The word "however" is the pivot point of every counterargument section. Everything before it should fairly represent the opposing view. Everything after it should dismantle it. A ratio of roughly 40% presenting the counterargument and 60% rebutting it works well at most word counts.
Argumentative Essay Structure by Word Count (1,000–3,000 Words)
The structure remains consistent across word counts — what changes is depth, not shape.
At 2,500 words and above, you can introduce a second counterargument — particularly if your essay topic has multiple significant opposing perspectives. At 3,000 words, consider whether your counterargument section warrants its own subheading to signal its importance to the reader.
Common Mistakes in Argumentative Essay Structure
Skipping or minimising the counterargument. This is the single most common structural mistake. A one-sentence counterargument ("Some may disagree, but...") signals to your marker that you haven't engaged with the complexity of the topic. Give the opposing view at least a full paragraph.
Writing a thesis that isn't debatable. "Climate change is real" is not an argumentative thesis — it's a fact. Your thesis must be a claim that a reasonable person could contest. If no one could disagree with your thesis, your essay has no argument to make.
Mixing multiple arguments into one paragraph. Each body paragraph must make exactly one argument. When you try to cover two points in one paragraph, neither gets the depth it needs. Markers can tell when evidence has been crammed rather than analysed.
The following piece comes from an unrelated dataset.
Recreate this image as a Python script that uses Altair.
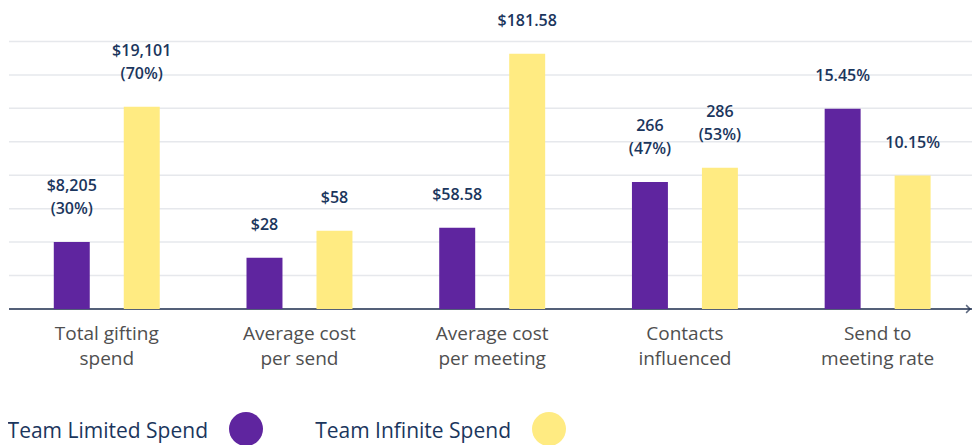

Placing the counterargument first. Opening your essay with the opposing view before you've established your own position weakens your argument from the start. Build your case first, then address the opposition from a position of strength.
Introducing new evidence in the conclusion. Your conclusion synthesises — it does not discover. Any new statistic, quote, or example in the conclusion signals that your body paragraphs were incomplete. Everything new belongs in the body.